The “No” Test

It’s now April 2019, which means it’s been over 3 years since I officially left the lion, and almost 3 years since I left Japan.

There is a lot of stumbling, but I am most definitely moving forward. I’ve come a long way, but there is always room for ‘improvement’ (however you choose to define that).

It’s kind of exciting that I am interested in someone. He’s at least somewhat interested in me too, but I don’t know if I can handle a relationship. I still don’t like being touched, I still panic about things, and I am still very distrustful of people – especially men.

I’ve known him for 4 years, but we’ve only met in person 3 times.

Last fall, he messaged me to ask if I’d be interested in working with/for him, in a rural town in Japan. I thought about it everyday for months (literally). There were many reasons why I wanted to, but also many reasons why I knew it would be risky. My body started to shut down last year when I started working full time. What if that happens again? What if I can’t handle the amount of socializing that I would need to do? What if something happens and I needed to leave the job and community? I had a lot of questions for myself, for him, and for no one in particular.

We met up last month so I could get a feel for the community and the potential job. For me, I was also there to test him and test myself. I need to know that this man is safe. I need to know that he won’t try to control me, that he won’t try hurt me in any way.

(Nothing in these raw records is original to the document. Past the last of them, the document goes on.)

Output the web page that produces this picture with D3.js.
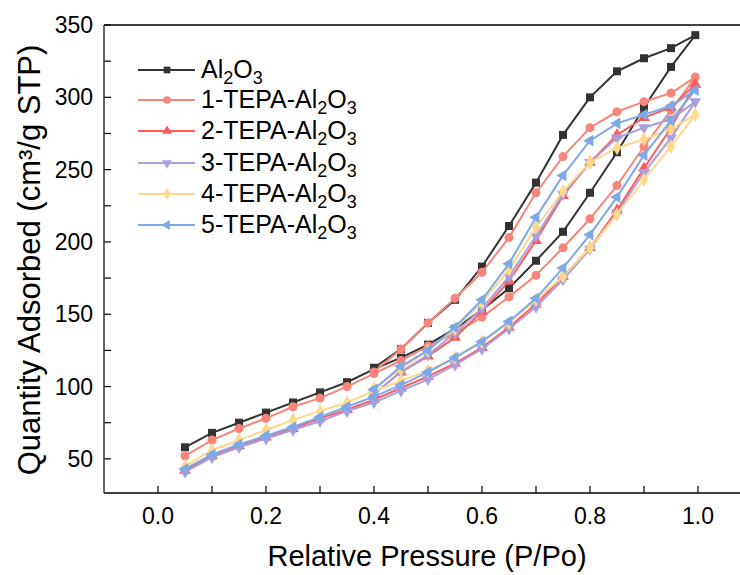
<!DOCTYPE html>
<html><head><meta charset="utf-8">
<script src="https://cdn.jsdelivr.net/npm/d3@7"></script>
<style>body{margin:0;background:#fff}svg{display:block}text{font-family:"Liberation Sans",Arial,sans-serif}</style>
</head><body><svg id="c" width="740" height="575"></svg>
<script>
const pressureAds = [0.05,0.10,0.15,0.20,0.25,0.30,0.35,0.40,0.45,0.50,0.55,0.60,0.65,0.70,0.75,0.80,0.85,0.90,0.95,0.995];
const pressureDes = [0.95,0.90,0.85,0.80,0.75,0.70,0.65,0.60,0.55,0.50,0.45,0.40];
const seriesNames = ["Al2O3","1-TEPA-Al2O3","2-TEPA-Al2O3","3-TEPA-Al2O3","4-TEPA-Al2O3","5-TEPA-Al2O3"];
const al2o3Ads = [58,68,75,82,89,96,103,112,120,129,140,153,168,187,207,234,262,293,321,343];
const al2o3Des = [334,327,318,300,274,241,211,183,160,144,126,113];
const tepa1Ads = [52,63,71,78,86,92,100,109,118,128,137,148,162,177,196,216,239,266,291,314];
const tepa1Des = [303,297,290,279,259,234,203,179,161,144,126,110];
const tepa2Ads = [42,52,59,65,71,78,84,91,99,107,116,127,141,157,176,196,222,251,279,309];
const tepa2Des = [293,286,274,255,232,201,173,152,134,121,110,95];
const tepa3Ads = [41,51,58,64,70,76,83,89,97,105,115,126,140,155,174,195,220,248,272,297];
const tepa3Des = [285,279,272,255,233,204,176,154,137,122,110,95];
const tepa4Ads = [45,56,63,70,77,83,89,97,104,111,120,131,144,160,176,196,219,243,266,288];
const tepa4Des = [278,271,265,255,235,210,181,158,140,125,112,99];
const tepa5Ads = [43,53,60,66,72,79,86,93,101,110,120,131,145,161,182,205,231,260,284,305];
const tepa5Des = [294,288,282,270,246,217,185,160,141,125,114,98];
const xTicks = [0.0,0.2,0.4,0.6,0.8,1.0];
const xMinorTicks = [0.1,0.3,0.5,0.7,0.9];
const yTicks = [50,100,150,200,250,300,350];
const yMinorTicks = [75,125,175,225,275,325];

const colors = ["#333333","#F8857A","#FF5A5A","#A99FDF","#FFD88A","#7EA8E6"];
const ads = [al2o3Ads,tepa1Ads,tepa2Ads,tepa3Ads,tepa4Ads,tepa5Ads];
const des = [al2o3Des,tepa1Des,tepa2Des,tepa3Des,tepa4Des,tepa5Des];

const svg = d3.select("#c");
const L=104, T=25, B=493, R=740;
const x = d3.scaleLinear().domain([-0.1,1.1]).range([L, L+648]);
const y = d3.scaleLinear().domain([26.4,350]).range([B,T]);

const g = svg.append("g");
const tk = (vals,len)=>{
  vals.forEach(v=>{
    g.append("line").attr("x1",x(v)).attr("x2",x(v)).attr("y1",B).attr("y2",B-len).attr("stroke","#000").attr("stroke-width",1.2);
  });
};
tk(xTicks,7); tk(xMinorTicks,7);
const tky=(vals,len)=>{
  vals.forEach(v=>{
    g.append("line").attr("x1",L).attr("x2",L+len).attr("y1",y(v)).attr("y2",y(v)).attr("stroke","#000").attr("stroke-width",1.2);
  });
};
tky(yTicks,7); tky(yMinorTicks,7);
xTicks.forEach(v=>g.append("text").attr("x",x(v)).attr("y",524).attr("text-anchor","middle").attr("font-size",23).text(d3.format(".1f")(v)));
yTicks.forEach(v=>g.append("text").attr("x",93).attr("y",y(v)+8).attr("text-anchor","end").attr("font-size",23).text(v));
g.append("line").attr("x1",L).attr("x2",R).attr("y1",T).attr("y2",T).attr("stroke","#000").attr("stroke-width",1.5);
g.append("line").attr("x1",L).attr("x2",R).attr("y1",B).attr("y2",B).attr("stroke","#000").attr("stroke-width",1.5);
g.append("line").attr("x1",L).attr("x2",L).attr("y1",T).attr("y2",B).attr("stroke","#333").attr("stroke-width",1.5);

svg.append("text").attr("x",427).attr("y",566).attr("text-anchor","middle").attr("font-size",29).text("Relative Pressure (P/Po)");
svg.append("text").attr("transform","translate(40,260) rotate(-90)").attr("text-anchor","middle").attr("font-size",31)
  .text("Quantity Adsorbed (cm³/g STP)");

const symDefs = [
  {t:d3.symbolSquare,s:64,r:0},
  {t:d3.symbolCircle,s:64,r:0},
  {t:d3.symbolTriangle,s:60,r:0},
  {t:d3.symbolTriangle,s:60,r:180},
  {t:d3.symbolDiamond,s:60,r:0},
  {t:d3.symbolTriangle,s:60,r:-90}
];
const line = d3.line().x(d=>x(d[0])).y(d=>y(d[1]));
ads.forEach((a,i)=>{
  const pts = pressureAds.map((p,j)=>[p,a[j]]).concat(pressureDes.map((p,j)=>[p,des[i][j]]));
  const gg = svg.append("g");
  gg.append("path").attr("d",line(pts)).attr("fill","none").attr("stroke",colors[i]).attr("stroke-width",2);
  const sym = d3.symbol().type(symDefs[i].t).size(symDefs[i].s);
  gg.selectAll("path.m").data(pts).enter().append("path").attr("class","m")
    .attr("d",sym).attr("fill",colors[i])
    .attr("transform",d=>`translate(${x(d[0])},${y(d[1])}) rotate(${symDefs[i].r})`);
});

const legY = [70,100,131,163,194,225];
seriesNames.forEach((n,i)=>{
  const lg = svg.append("g");
  lg.append("line").attr("x1",138).attr("x2",195).attr("y1",legY[i]).attr("y2",legY[i]).attr("stroke",colors[i]).attr("stroke-width",2);
  lg.append("path").attr("d",d3.symbol().type(symDefs[i].t).size(symDefs[i].s*0.7)()).attr("fill",colors[i])
    .attr("transform",`translate(167,${legY[i]}) rotate(${symDefs[i].r})`);
  const t = lg.append("text").attr("x",201).attr("y",legY[i]+8).attr("font-size",25);
  const pre = n.replace("Al2O3","");
  t.append("tspan").text(pre+"Al");
  t.append("tspan").attr("font-size",18).attr("dy",6).text("2");
  t.append("tspan").attr("dy",-6).text("O");
  t.append("tspan").attr("font-size",18).attr("dy",6).text("3");
});
</script></body></html>
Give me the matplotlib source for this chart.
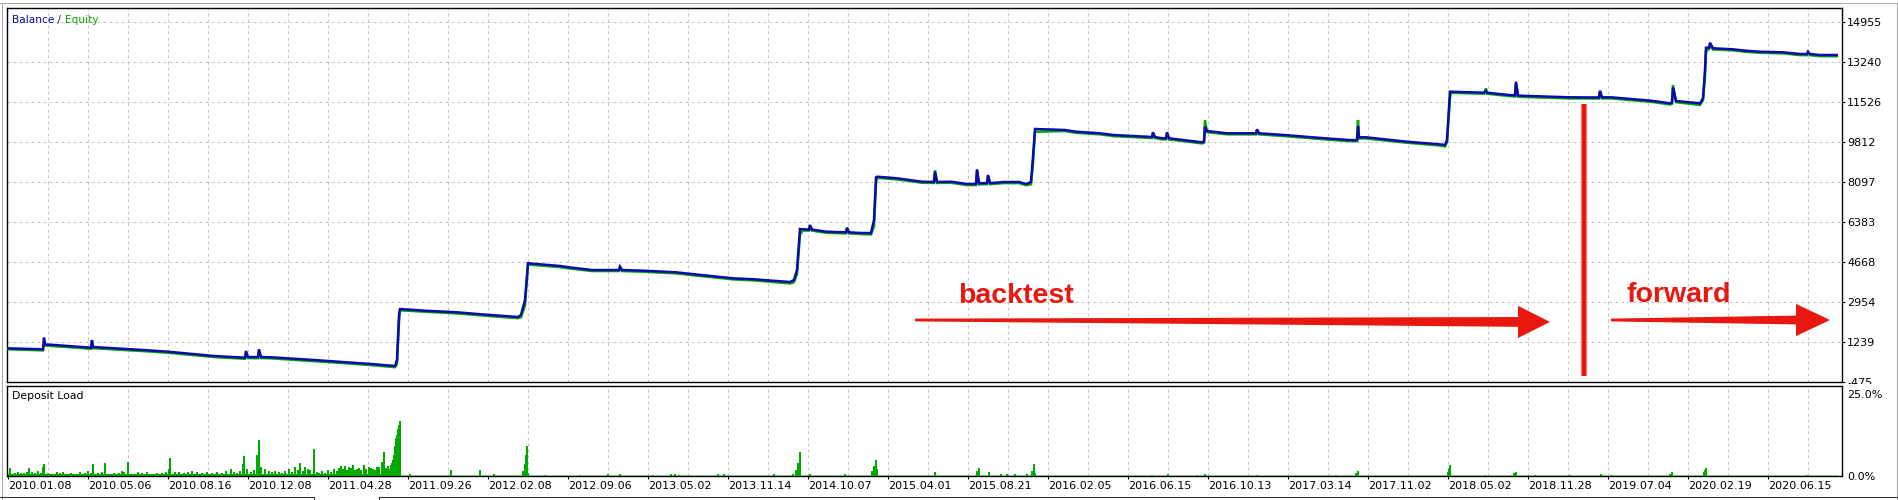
import matplotlib
matplotlib.use("Agg")
import matplotlib.pyplot as plt
from matplotlib.patches import Polygon, Rectangle
from matplotlib.lines import Line2D
import numpy as np

# ---------------- data (x = trade index along the chart) ----------------
bal_x = [0, 36, 37, 38, 84, 85, 86, 136, 161, 207,
         238, 239, 241, 251, 252, 254, 264, 307, 336, 364,
         388, 390, 392, 393, 418, 450, 479, 511, 514, 518,
         521, 553, 562, 585, 612, 613, 615, 637, 669, 694,
         726, 747, 783, 787, 790, 793, 796, 802, 803, 805,
         819, 839, 840, 842, 854, 864, 867, 869, 870, 890,
         915, 927, 928, 930, 944, 960, 969, 970, 972, 980,
         981, 983, 997, 1012, 1019, 1024, 1026, 1028, 1058, 1069,
         1093, 1106, 1145, 1146, 1148, 1155, 1159, 1160, 1162, 1195,
         1197, 1198, 1200, 1220, 1249, 1250, 1252, 1277, 1318, 1342,
         1350, 1351, 1352, 1359, 1400, 1432, 1438, 1440, 1443, 1444,
         1477, 1479, 1480, 1502, 1508, 1509, 1511, 1522, 1563, 1592,
         1593, 1595, 1604, 1644, 1663, 1665, 1666, 1669, 1693, 1696,
         1698, 1699, 1702, 1703, 1706, 1726, 1738, 1753, 1776, 1793,
         1800, 1801, 1803, 1813, 1831]

balance = [969, 927, 1424, 1141, 995, 1325, 1025, 897, 824, 639,
           567, 854, 597, 590, 927, 597, 584, 468, 382, 297,
           211, 468, 2397, 2654, 2581, 2512, 2410, 2311, 2397, 3040,
           4613, 4497, 4441, 4325, 4325, 4467, 4325, 4295, 4227, 4111,
           3970, 3927, 3811, 3897, 4325, 6083, 6070, 6060, 6254, 6060,
           5967, 5941, 6140, 5941, 5911, 5911, 6468, 8299, 8324, 8256,
           8110, 8100, 8539, 8100, 8110, 8011, 8011, 8641, 8041, 8050,
           8397, 8050, 8097, 8097, 8011, 8097, 9181, 10369, 10326, 10253,
           10185, 10112, 10026, 10227, 10026, 9970, 9970, 10227, 9970, 9799,
           9830, 10467, 10283, 10185, 10185, 10356, 10185, 10112, 9970, 9897,
           9890, 10497, 10013, 10013, 9824, 9713, 9683, 9897, 11968, 11968,
           11925, 12000, 11925, 11826, 11810, 12396, 11800, 11783, 11727, 11720,
           12010, 11727, 11727, 11582, 11470, 11500, 12148, 11569, 11470, 11685,
           12898, 13853, 13853, 14068, 13828, 13785, 13725, 13682, 13656, 13583,
           13583, 13682, 13583, 13540, 13540]

equity = [930, 880, 1300, 1090, 950, 1250, 975, 850, 780, 595,
          520, 780, 550, 545, 850, 550, 540, 420, 335, 250,
          160, 300, 2100, 2600, 2535, 2465, 2365, 2260, 2300, 2800,
          4560, 4450, 4395, 4280, 4280, 4480, 4280, 4250, 4180, 4065,
          3925, 3880, 3750, 3800, 4150, 5850, 6020, 6015, 6200, 6015,
          5920, 5895, 6100, 5895, 5865, 5850, 6200, 8000, 8275, 8210,
          8065, 8055, 8600, 8055, 8065, 7965, 7965, 8560, 7995, 8005,
          8350, 8005, 8050, 8050, 7960, 8000, 8900, 10250, 10280, 10205,
          10140, 10065, 9980, 10180, 9980, 9925, 9925, 10180, 9925, 9750,
          9780, 10755, 10235, 10140, 10140, 10300, 10140, 10065, 9925, 9850,
          9845, 10755, 9965, 9965, 9780, 9665, 9620, 9800, 11700, 11920,
          11880, 12113, 11880, 11780, 11765, 12300, 11755, 11735, 11680, 11675,
          11950, 11680, 11680, 11535, 11420, 11450, 12255, 11520, 11400, 11600,
          12600, 13700, 13805, 13950, 13780, 13740, 13680, 13635, 13610, 13535,
          13535, 13640, 13535, 13490, 13490]

# deposit load spikes
load_x = [3, 14, 20, 22, 28, 34, 36, 37, 46, 53,
          60, 68, 78, 84, 86, 91, 98, 103, 112, 117,
          121, 126, 135, 145, 155, 162, 163, 168, 177, 185,
          195, 205, 215, 224, 230, 236, 237, 240, 250, 252,
          254, 258, 262, 275, 282, 288, 293, 298, 303, 307,
          312, 318, 324, 330, 334, 338, 342, 346, 350, 354,
          357, 362, 366, 370, 375, 377, 380, 383, 386, 387,
          388, 389, 390, 391, 392, 393, 403, 444, 473, 487,
          516, 518, 519, 520, 521, 538, 573, 601, 613, 646,
          664, 668, 672, 711, 717, 767, 786, 789, 791, 793,
          803, 838, 865, 867, 869, 870, 928, 970, 972, 982,
          994, 1000, 1008, 1020, 1025, 1027, 1028, 1145, 1161, 1190,
          1198, 1250, 1329, 1349, 1351, 1441, 1442, 1443, 1478, 1507,
          1509, 1528, 1563, 1594, 1605, 1663, 1665, 1697, 1698, 1699,
          1800]

load_pct = [2.4, 1.0, 1.2, 2.4, 0.8, 1.0, 2.8, 3.6, 0.6, 0.8,
            0.6, 0.6, 0.8, 1.0, 3.6, 1.0, 3.9, 0.7, 0.8, 1.2,
            4.2, 0.6, 0.8, 0.7, 0.8, 2.0, 5.4, 1.3, 1.0, 1.4,
            0.8, 0.9, 0.8, 2.2, 1.0, 3.5, 6.0, 2.2, 6.3, 10.9,
            2.7, 2.2, 1.4, 1.0, 2.2, 2.6, 4.1, 2.6, 1.7, 8.1,
            1.0, 1.0, 1.2, 1.5, 2.9, 2.9, 2.6, 3.2, 2.2, 1.8,
            3.2, 2.6, 2.2, 2.6, 4.3, 7.2, 1.7, 2.2, 4.8, 6.5,
            9.0, 11.4, 12.5, 14.4, 15.5, 16.7, 0.6, 1.7, 1.7, 0.6,
            1.4, 3.5, 6.3, 9.0, 1.0, 0.4, 0.4, 0.6, 0.6, 0.4,
            0.6, 0.6, 0.4, 0.7, 0.6, 0.7, 0.7, 1.7, 3.9, 7.3,
            0.6, 0.5, 1.5, 3.0, 5.0, 2.0, 1.3, 1.5, 2.5, 1.2,
            0.5, 0.6, 0.5, 0.6, 1.5, 3.7, 1.0, 0.4, 0.7, 0.4,
            0.7, 0.4, 0.4, 0.9, 1.6, 1.1, 2.2, 3.3, 0.4, 0.8,
            1.3, 0.4, 0.4, 0.7, 0.4, 0.6, 1.1, 1.2, 1.8, 2.5,
            0.4]

# smaller deposit load bars (busy 2010-2011 period)
small_load_x = [8, 11, 17, 25, 31, 41, 50, 56, 64, 73,
                81, 95, 107, 115, 131, 140, 150, 159, 172, 181,
                190, 200, 210, 219, 227, 233, 244, 247, 265, 268,
                272, 278, 285, 291, 296, 301, 310, 315, 321, 327,
                332, 336, 340, 344, 348, 352, 359, 364, 368, 372,
                379, 381, 384, 385]
small_load_pct = [0.9, 1.3, 0.8, 1.1, 1.4, 0.9, 1.1, 1.3, 0.9, 1.2,
                  1.4, 1.2, 1.0, 1.4, 1.1, 1.2, 1.0, 1.3, 1.1, 1.2,
                  1.3, 1.1, 1.3, 1.5, 1.2, 1.6, 1.3, 1.8, 1.2, 1.5,
                  1.3, 1.6, 1.2, 1.8, 1.4, 2.0, 1.2, 1.4, 1.8, 2.0,
                  2.3, 2.0, 1.9, 2.4, 1.8, 2.5, 2.0, 2.4, 1.9, 2.8,
                  2.5, 3.0, 3.3, 3.8]

base_load_x = [0, 393, 394, 1831]
base_load_pct = [0.75, 0.75, 0.25, 0.25]

y_ticks = [-475, 1239, 2954, 4668, 6383, 8097, 9812, 11526, 13240, 14955]
y_tick_labels = ["-475", "1239", "2954", "4668", "6383", "8097", "9812",
                 "11526", "13240", "14955"]
load_ticks = [0, 25]
load_tick_labels = ["0.0%", "25.0%"]

date_labels = ["2010.01.08", "2010.05.06", "2010.08.16", "2010.12.08",
               "2011.04.28", "2011.09.26", "2012.02.08", "2012.09.06",
               "2013.05.02", "2013.11.14", "2014.10.07", "2015.04.01",
               "2015.08.21", "2016.02.05", "2016.06.15", "2016.10.13",
               "2017.03.14", "2017.11.02", "2018.05.02", "2018.11.28",
               "2019.07.04", "2020.02.19", "2020.06.15"]

# ---------------- style ----------------
BLUE = "#0a0aad"
GREEN = "#00aa00"
RED = "#e8170f"
PINK = "#f3a8a2"
GRID = "#c4c4c4"

W, H = 1898, 500
fig = plt.figure(figsize=(W / 100, H / 100), dpi=100)
fig.patch.set_facecolor("white")


def fx(px):
    return px / W


def fy(py):
    return 1 - py / H


X0, X1 = 7, 1842
NX = X1 - X0
ax = fig.add_axes([fx(X0), fy(382), NX / W, (382 - 8) / H], zorder=0)
ax2 = fig.add_axes([fx(X0), fy(476), NX / W, (476 - 385.5) / H], zorder=2)

ax.set_xlim(0, NX)
ax2.set_xlim(0, NX)
ax.set_ylim(-475, 15555)
ax2.set_ylim(0, 27.5)

# grids
for v in y_ticks[1:]:
    ax.axhline(v, color=GRID, lw=0.72, dashes=(3, 3), zorder=0)
for xv in np.arange(41, NX, 40):
    ax.axvline(xv, color=GRID, lw=0.72, dashes=(3, 3), zorder=0)
for xv in list(range(41, 633, 80)) + list(range(641, NX, 40)):
    ax2.axvline(xv, color=GRID, lw=0.72, dashes=(3, 3), zorder=0)

# balance / equity
ax.plot(bal_x, equity, color=GREEN, lw=1.8, zorder=3,
        solid_joinstyle="miter", solid_capstyle="butt")
ax.plot(bal_x, balance, color=BLUE, lw=1.8, zorder=4,
        solid_joinstyle="miter", solid_capstyle="butt")

# deposit load
ax2.fill_between(base_load_x, base_load_pct, 0, color=GREEN, lw=0, zorder=2)
ax2.bar(small_load_x, small_load_pct, width=1.5, color=GREEN, linewidth=0,
        zorder=3)
ax2.bar(load_x, load_pct, width=1.5, color=GREEN, linewidth=0, zorder=3)

# ---------------- annotations ----------------
SPLIT_X = 1577.5
ax.plot([SPLIT_X, SPLIT_X], [-218, 11440], color=PINK, lw=4.6,
        solid_capstyle="butt", zorder=5)
ax.plot([SPLIT_X, SPLIT_X], [-218, 11440], color=RED, lw=3.2,
        solid_capstyle="butt", zorder=6)


def arrow_poly(x0, y0, xh, yh, xt, half_tail, half_shaft, half_head):
    return Polygon([(x0, y0 + half_tail), (xh, yh + half_shaft),
                    (xh, yh + half_head), (xt, yh),
                    (xh, yh - half_head), (xh, yh - half_shaft),
                    (x0, y0 - half_tail)], closed=True,
                   facecolor=RED, edgecolor="none", zorder=6)


ax.add_patch(arrow_poly(908, 2182, 1511, 2100, 1543, 60, 210, 690))
ax.add_patch(arrow_poly(1604, 2182, 1789, 2182, 1823, 60, 190, 690))

ax.text(951, 2911, "backtest", fontfamily="Liberation Sans",
        fontweight="bold", fontsize=20.5, color=RED, va="baseline",
        ha="left", zorder=7)
ax.text(1620, 2954, "forward", fontfamily="Liberation Sans",
        fontweight="bold", fontsize=20.5, color=RED, va="baseline",
        ha="left", zorder=7)

# ---------------- axes styling ----------------
for a in (ax, ax2):
    for s in a.spines.values():
        s.set_linewidth(1.0)
        s.set_color("black")

ax.set_yticks(y_ticks)
ax.set_yticklabels(y_tick_labels)
ax.yaxis.tick_right()
ax.tick_params(axis="y", direction="out", length=2.2, width=0.75, pad=1.5,
               labelsize=8, colors="black")
ax.tick_params(axis="x", bottom=False, labelbottom=False)

ax2.set_yticks(load_ticks)
ax2.set_yticklabels(load_tick_labels)
ax2.yaxis.tick_right()
ax2.tick_params(axis="y", length=0, pad=4.0, labelsize=8, colors="black")
ax2.set_xticks(np.arange(len(date_labels)) * 80 + 1)
ax2.set_xticklabels(date_labels, ha="left")
ax2.tick_params(axis="x", direction="out", length=2.2, width=0.75, pad=1.5,
                labelsize=8, colors="black")

# hide lower half of "-475" as in the reference
fig.add_artist(Rectangle((fx(1843), 0), fx(1896) - fx(1843), fy(384),
                         transform=fig.transFigure, facecolor="white",
                         edgecolor="none", zorder=1))

# legend-like labels
renderer = fig.canvas.get_renderer()
inv = fig.transFigure.inverted()
t1 = fig.text(fx(12), fy(23), "Balance", color=BLUE, fontsize=7.6,
              va="baseline", ha="left", zorder=8)
x_next = inv.transform((t1.get_window_extent(renderer).x1, 0))[0]
t2 = fig.text(x_next, fy(23), " / ", color="#1a1a50", fontsize=7.6,
              va="baseline", ha="left", zorder=8)
x_next = inv.transform((t2.get_window_extent(renderer).x1, 0))[0]
fig.text(x_next, fy(23), "Equity", color=GREEN, fontsize=7.6,
         va="baseline", ha="left", zorder=8)
fig.text(fx(12), fy(396), "Deposit Load", color="black", fontsize=7.8,
         va="center", ha="left", zorder=8)

# window frame decorations
frame = dict(transform=fig.transFigure, zorder=9)
fig.add_artist(Line2D([0, 1], [fy(3), fy(3)], color="#a8a8a8", lw=0.75, **frame))
fig.add_artist(Line2D([fx(2), fx(2)], [0, fy(3)], color="#a8a8a8", lw=0.75, **frame))
fig.add_artist(Line2D([fx(1897), fx(1897)], [0, fy(3)], color="#a8a8a8", lw=0.75, **frame))
fig.add_artist(Line2D([0, fx(314), fx(314)], [fy(497), fy(497), 0],
                      color="#303030", lw=0.75, **frame))
fig.add_artist(Line2D([fx(379), fx(379), 1], [0, fy(497), fy(497)],
                      color="#303030", lw=0.75, **frame))

fig.savefig("out.png", dpi=100, facecolor="white")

In a sense, I feel badly because I have countless tests that he needs to pass. If anything, I’m looking for reasons not to trust him. (But so far, he’s exceeded my expectations.)

This is where the ‘no’ test comes in. I didn’t realize it had a label until today, but it makes complete sense. How do you spot a controller/abuser early? Change your mind or say ‘no’ and see how they react.

I said two pretty big ‘no’s to him. Firstly, ‘no’ to physical contact. He leaned in for a kiss, and when I realized it would be more than just one, I couldn’t. Sorry; cannot. Maybe next time, but not now. Nope. He stopped and was actually respectful about it. No anger, no resentment. About a week later, I told him that I wouldn’t apply for the position he’d talked to me about. He seemed a bit disappointed, but said for the second or third time that it was most important that I felt certain about it, that I needed to make the right decision for me.

The confidence boost that these situations gave me has been incredible. My energy and motivation, my ability to complete tasks and even sleep at night, has increased exponentially.

The road ahead is still long, but the ‘no’ test is just one of many ways that we can protect our future selves, friends, and family, from being trampled on.

I recommend listening to this Australian radio program called Focus, where Rob Andrew, the domestic violence counsellor who named this test, talks about it with the host, and you also hear from survivors and other callers who have questions.